Activists donned purple and held demonstrations around the globe, from Jakarta and Singapore, to Istanbul and Berlin, to Caracas and Montevideo. In the Americas, reproductive rights were a key theme after the landmark Roe v. Wade U.S. abortion ruling was overturned last year and with abortion tightly restricted in much of Latin America. High rates of unsolved femicides - the killing of women or girls on the basis of their gender - is also something that women have been demanding more action on in the region.
In Mexico City, 67-year-old Silvia Vargas said she had been attending demonstrations since her daughter was killed in 2014. "Not everyone gets human rights, governments and institutions determine them," she said. "I'm going home to an absence that has marked me for life."
In Manila, activists calling for equal rights and better wages scuffled with police blocking their protest. "Girls just want to have fun...damental rights", read one poster.

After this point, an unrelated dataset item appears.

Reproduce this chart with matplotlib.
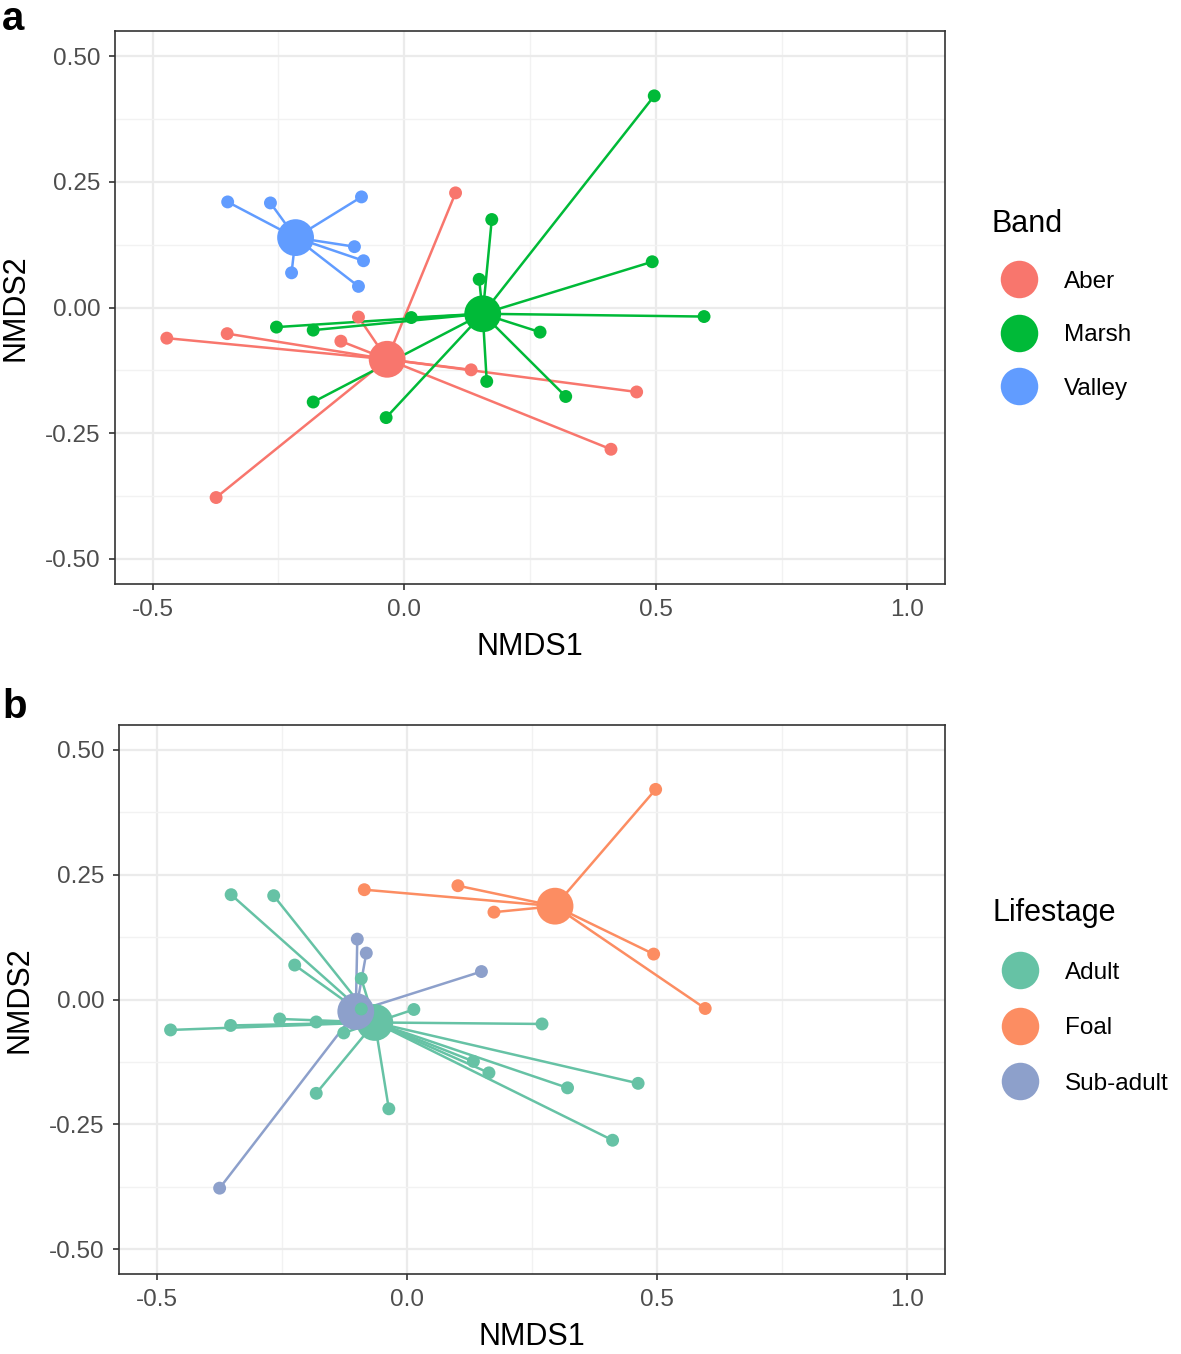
import matplotlib
matplotlib.use("Agg")
import matplotlib.pyplot as plt
from matplotlib.lines import Line2D
import numpy as np

plt.rcParams['font.family'] = ['Liberation Sans', 'DejaVu Sans']

# ---- data (NMDS scores of samples) ----
nmds1 = [-0.351, -0.266, -0.085, -0.099, -0.081, -0.224, -0.091,
         0.102, -0.472, -0.352, -0.091, -0.126, 0.133, -0.374, 0.462, 0.411,
         0.497, 0.493, 0.596, 0.174, 0.149, 0.014, -0.254, -0.181, 0.270,
         0.164, 0.321, -0.181, -0.036]
nmds2 = [0.210, 0.208, 0.220, 0.121, 0.093, 0.069, 0.042,
         0.228, -0.061, -0.052, -0.019, -0.067, -0.124, -0.378, -0.168, -0.282,
         0.421, 0.091, -0.018, 0.175, 0.056, -0.020, -0.039, -0.045, -0.049,
         -0.147, -0.177, -0.188, -0.219]
band = (['Valley'] * 7) + (['Aber'] * 9) + (['Marsh'] * 13)
lifestage = ['Adult', 'Adult', 'Foal', 'Sub-adult', 'Sub-adult', 'Adult', 'Adult',
             'Foal', 'Adult', 'Adult', 'Adult', 'Adult', 'Adult', 'Sub-adult', 'Adult', 'Adult',
             'Foal', 'Foal', 'Foal', 'Foal', 'Sub-adult', 'Adult', 'Adult', 'Adult', 'Adult',
             'Adult', 'Adult', 'Adult', 'Adult']

band_levels = ['Aber', 'Marsh', 'Valley']
band_cent_x = [-0.034, 0.156, -0.216]
band_cent_y = [-0.103, -0.0125, 0.139]
band_colors = ['#F8766D', '#00BA38', '#619CFF']

life_levels = ['Adult', 'Foal', 'Sub-adult']
life_cent_x = [-0.064, 0.296, -0.102]
life_cent_y = [-0.046, 0.187, -0.024]
life_colors = ['#66C2A5', '#FC8D62', '#8DA0CB']

x_ticks = [-0.5, 0.0, 0.5, 1.0]
x_ticklabels = ['-0.5', '0.0', '0.5', '1.0']
y_ticks = [-0.5, -0.25, 0.0, 0.25, 0.5]
y_ticklabels = ['-0.50', '-0.25', '0.00', '0.25', '0.50']

W, H = 1181, 1354
fig = plt.figure(figsize=(W / 100, H / 100), dpi=100)

x = np.array(nmds1)
y = np.array(nmds2)

TICK_FS = 17.5
TITLE_FS = 22


def panel(rect, groups, levels, cx, cy, colors, legend_title, leg_anchor, spacing,
          letter, letter_pos):
    ax = fig.add_axes(rect)
    groups = np.array(groups)
    # spider segments
    for lev, gx, gy, col in zip(levels, cx, cy, colors):
        m = groups == lev
        for px, py in zip(x[m], y[m]):
            ax.plot([gx, px], [gy, py], color=col, lw=1.8, zorder=2, solid_capstyle='butt')
    # centroids
    for lev, gx, gy, col in zip(levels, cx, cy, colors):
        ax.scatter([gx], [gy], s=26.5 ** 2, color=col, edgecolors='none', zorder=3)
    # sample points
    for lev, col in zip(levels, colors):
        m = groups == lev
        ax.scatter(x[m], y[m], s=9.3 ** 2, color=col, edgecolors='none', zorder=4)

    ax.set_xlim(-0.575, 1.075)
    ax.set_ylim(-0.55, 0.55)
    ax.set_xticks(x_ticks)
    ax.set_xticklabels(x_ticklabels)
    ax.set_yticks(y_ticks)
    ax.set_yticklabels(y_ticklabels)
    ax.set_xticks([-0.25, 0.25, 0.75], minor=True)
    ax.set_yticks([-0.375, -0.125, 0.125, 0.375], minor=True)
    ax.grid(which='major', color='#EBEBEB', lw=1.6, zorder=0)
    ax.grid(which='minor', color='#F2F2F2', lw=1.0, zorder=0)
    ax.set_axisbelow(True)
    ax.tick_params(which='major', length=4, width=1.2, color='#333333',
                   labelsize=TICK_FS, labelcolor='#4D4D4D', pad=6.5)
    ax.tick_params(which='minor', length=0)
    for sp in ax.spines.values():
        sp.set_color('#333333')
        sp.set_linewidth(1.2)
    ax.set_xlabel('NMDS1', fontsize=TITLE_FS, labelpad=8)
    ax.set_ylabel('NMDS2', fontsize=TITLE_FS, labelpad=10)

    handles = [Line2D([], [], marker='o', linestyle='none', markersize=27,
                      markerfacecolor=c, markeredgecolor='none') for c in colors]
    fig.legend(handles, levels, title=legend_title, loc='upper left',
               bbox_to_anchor=leg_anchor, frameon=False,
               fontsize=TICK_FS, title_fontsize=TITLE_FS,
               labelspacing=spacing, handlelength=2.2, handletextpad=0.75,
               borderpad=0, borderaxespad=0, alignment='left')
    fig.text(letter_pos[0], letter_pos[1], letter, fontsize=29, fontweight='bold',
             ha='left', va='top')
    return ax


axa = panel([115 / W, 1 - 584 / H, 830 / W, 553 / H], band, band_levels,
            band_cent_x, band_cent_y, band_colors, 'Band',
            (992 / W, 1 - 209 / H), 1.3, 'a', (2 / W, 1 - 0 / H))
axb = panel([119 / W, 1 - 1274 / H, 826 / W, 549 / H], lifestage, life_levels,
            life_cent_x, life_cent_y, life_colors, 'Lifestage',
            (993 / W, 1 - 898 / H), 1.38, 'b', (2 / W, 1 - 688 / H))

fig.savefig('out.png', dpi=100)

Turkish police fired pepper spray to disperse protesters in Istanbul.
In Paris, demonstrators marched to demand better pensions for women who work part-time and in Tel Aviv women formed human chains to protest a judicial overhaul that they fear will harm civil liberties.
Protesters flooded the streets of several Spanish cities to demand equal rights and the rooting out of "machismo" but divisions in the feminist movement over issues such as transgender rights and prostitution led to competing rallies.
Many protests included calls for solidarity with women in Iran and Afghanistan. "Afghanistan under the Taliban remains the most repressive country in the world regarding women's rights, and it has been distressing to witness their methodical, deliberate, and systematic efforts to push Afghan women and girls out of the public sphere," Roza Otunbayeva, head of the U.N. Assistance Mission in Afghanistan, said in a statement marking the day.
In London, protesters marched to the Iranian embassy in costumes inspired by the novel and television series "The Handmaid's Tale", while in Valencia, Spain, women cut their hair in support of Iranian women. The death last September of 23-year-old Mahsa Amini while in the custody of morality police in Tehran unleashed the biggest anti-government protests in Iran in years.
In recent days, Iran's clerical rulers have faced renewed pressure as public anger was compounded by a wave of poisonings affecting girls in dozens of schools. Iran has arrested several people it said were linked to the poisonings and accused some of connections to "foreign-based dissident media".
As Washington marked International Women's Day, the United States imposed sanctions on two senior Iranian prison officials it accused of being responsible for serious human rights abuses against women and girls.
Britain also announced a package of sanctions against what it described as "global violators of women's rights", while the EU announced new sanctions on Tuesday.
Some governments marked Wednesday with domestic legislative changes or pledges. Canada repealed historic indecency and anti-abortion laws, French President Emmanuel Macron said he backed the inclusion of the right to abortion in the constitution, and Ireland announced a referendum to remove outmoded references to women in its constitution.
Italy's first female prime minister, Giorgia Meloni, said state-controlled companies should have at least one leader who is a woman.